Robbie - I highly doubt that an owner would get down into the nitty gritty of how many minutes a bench player should be averaging in a given quarter (with the possible exception of Mark Cuban as I could very well see him doing exactly that). If anything, it's shocking how disjointed some organizations are. There have been plenty of examples of teams where a GM drafts/trades a guy and the coach decides he simply has no use for him and benches him. Likewise, I can swear I've seen cases where GM's have made trades because particularly crappy players were getting overplayed. The point I'm getting at is that most coaches seem to have ultimate authority when it comes to minute allocation, even above and beyond the whims of other high-ranking organization members like the GM. I would be shocked if an owner would get into it with a coach over minutes being doled out to some bench player (again, with the possible exception of Mark Cuban. Maybe even Dan Gilbert, since he's a little fiery).
It's interesting to think about the "lucky wins" and massive blowouts. Early in the season, a number of 76ers were playing great, and they did actually "earn" their wins. Then they started doing silly things like giving their opponents 39-point HALFTIME leads, producing wins in bunches of large negative numbers. Were they lucky because everyone was playing great at the same time, or was there a discrete reason for their absolute free fall?
http://www.nba.com/games/20140209/PHILAC/gameinfo.html

MCW did get hurt, at one point they were like 11-11 with him and 1-10 without- maybe they got used to playing without a real PG and the team completely fell apart- similarly, the Jazz were 1-14 until Trey Burke got healthy enough to play 30+ minutes and since have been 19-22. Maybe sub-sub-sub replacement level point-guard play absolutely murders an NBA team now because of the hand checking rules and the importance of dribble penetration. It's one thing to have Andrea Bargnani on your team not rebounding or shooting efficiently to finish possessions. It's quite another to not possess a single player who can initiate offensive sets. Neither of these rookies are amazing, but their teams had absolute train wrecks as backup PGs.
I actually doubt Cuban would tinker at that level, with regard to the Mavs. He seems to have legitimate faith in Carlisle (justifiably compared to some of the lower tier coaches), and I suspect his influence would be exerted by changing personnel if he was unhappy (either players or coaches/GMs).

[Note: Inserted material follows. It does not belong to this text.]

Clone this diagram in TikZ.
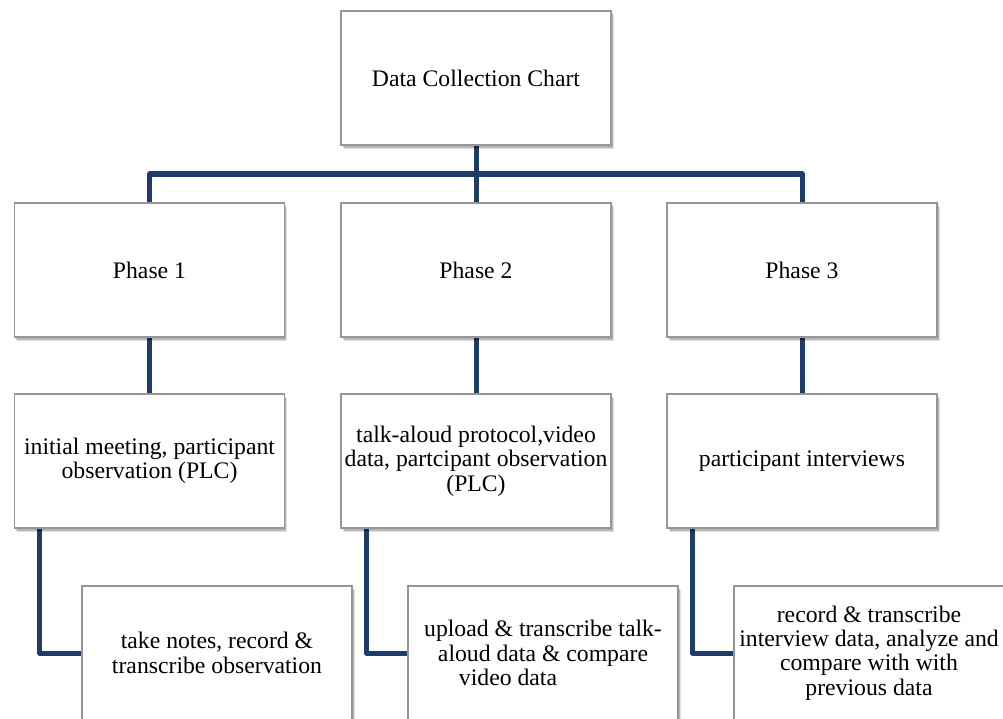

A lot of the new wave GMs seem similar: they want the coach on the same page and aware of the analytics, and if they aren't onboard, they get the ax (look at the Hollins situation), rather than minute tinkering by front office types in-game.
@Patrick, wasn't that Einstein quote a reference to the then emerging field of quantum mechanics, which Einstein rejected ("God does not play dice w/the universe")? If so, it's Einstein who was insane for believing that doing the same thing over and over would result in the same results.

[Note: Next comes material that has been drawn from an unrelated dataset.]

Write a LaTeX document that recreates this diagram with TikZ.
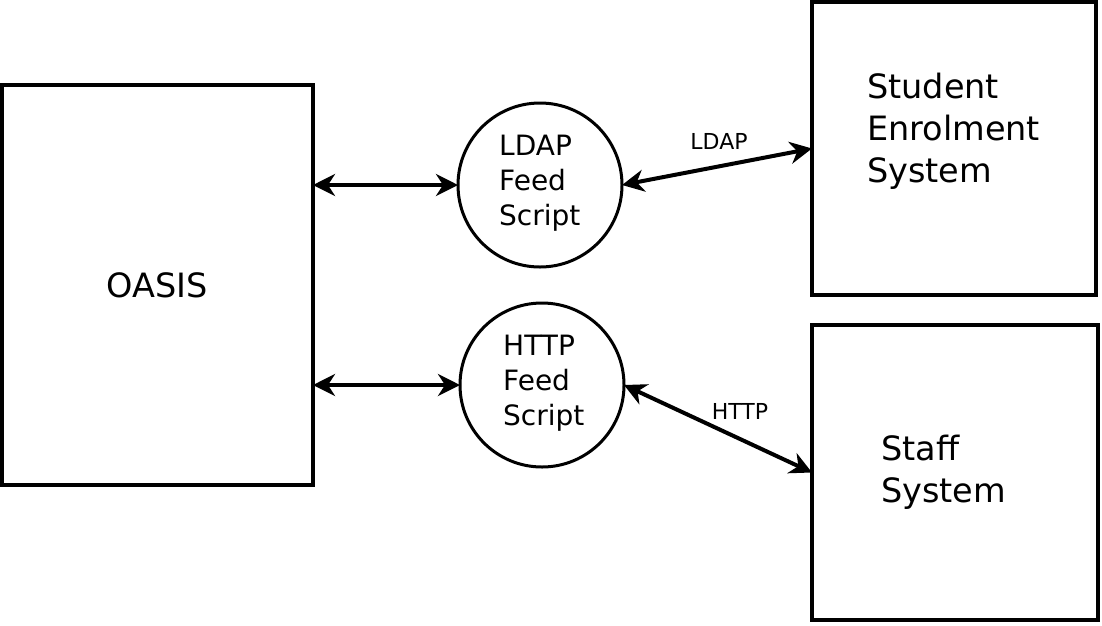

@Robbie, why do you think the Lakers would have to offer anything to the Wolves? All the have to do wait and offer money to Love. Course Dolan fucked that strategy up and Jimmy Buss seems to be cut from the same cloth.

Personally, I think Love winds up in LA, but with the Clippers. It seemed like I could see the wheels in his head during the all-star game and the message they were grinding out was "so this is what it would be like to play for the Clippers".
Regarding anyone who thinks that the "lucky" or "unexplained" wins are due to the perceived ineptitude with which Wins Produced supposedly handles defense: you're incorrect.

At the team level, Wins Produced is a direct translation of Offensive and Defensive Efficiency, and so the "Wins Produced" column in this chart captures all defensive efficiency, whether it's the product of Rebounds, Team Chemistry, or Lucky Shoes. It's only in crediting individual players to come up with their individual Wins Produced that we lose the Lucky Shoes effect.